Harvard Computer Science Technical Reports for 2014
- TR-01-14 [tr-01-04.ps.gz (415 K), tr-01-14.pdf (268 K)]
Stephen Chong, Christian Skalka and Jeffrey A. Vaughan. ``Self-Identifying Data for Fair Use''
Public-use earth science datasets are a useful resource with the unfortunate feature that their provenance
is easily disconnected from their content. “Fair-use policies” typically associated with these datasets
require appropriate attribution of providers by users, but sound and complete attribution is difficult if
provenance information is lost. To address this we introduce a technique to directly associate provenance
information with sensor datasets.

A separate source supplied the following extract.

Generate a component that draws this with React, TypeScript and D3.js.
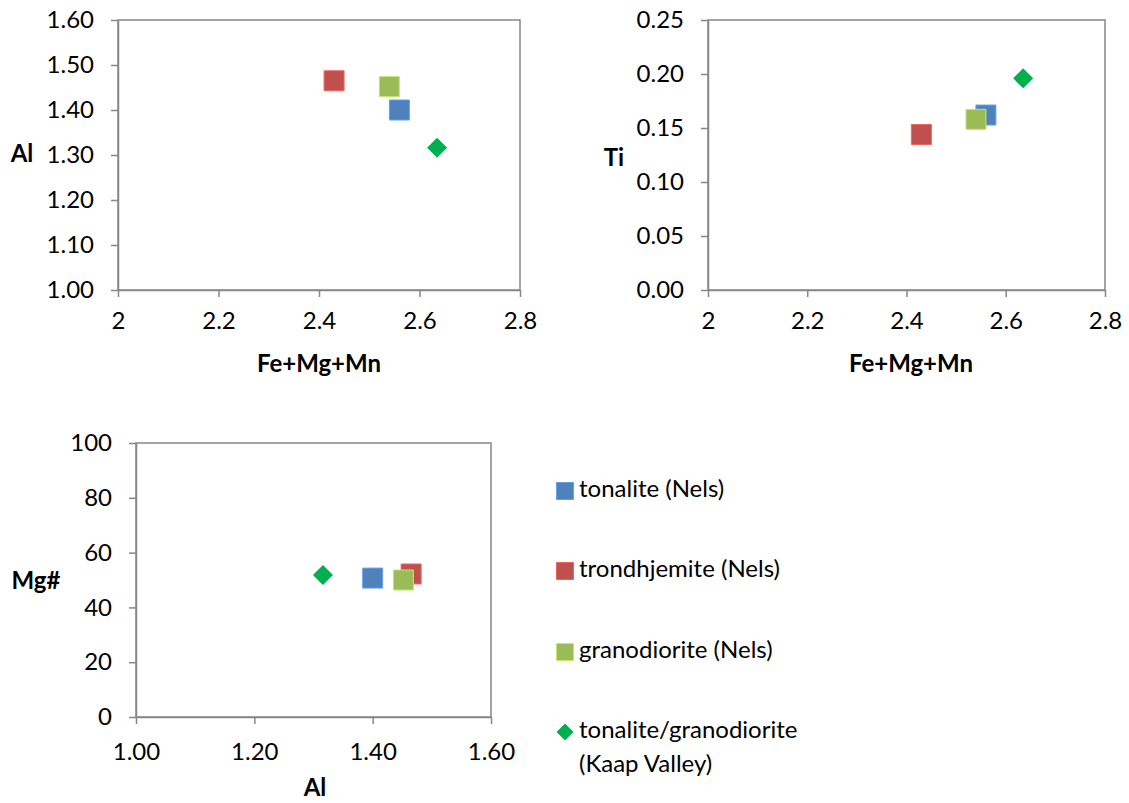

Our technique is similar to traditional watermarking but is intended
for application to unstructured time-series datasets. Our approach is potentially imperceptible given
sufficient margins of error in datasets, and is robust to a number of benign but likely transformations
including truncation, rounding, bit-flipping, sampling, and reordering. We provide algorithms for both
one-bit and blind mark checking, and show how our system can be adapted to various data representation
types. Our algorithms are probabilistic in nature and are characterized by both combinatorial and empirical
analyses. Mark embedding can be applied at any point in the data lifecycle, allowing adaptation
of our scheme to social or scientific concerns.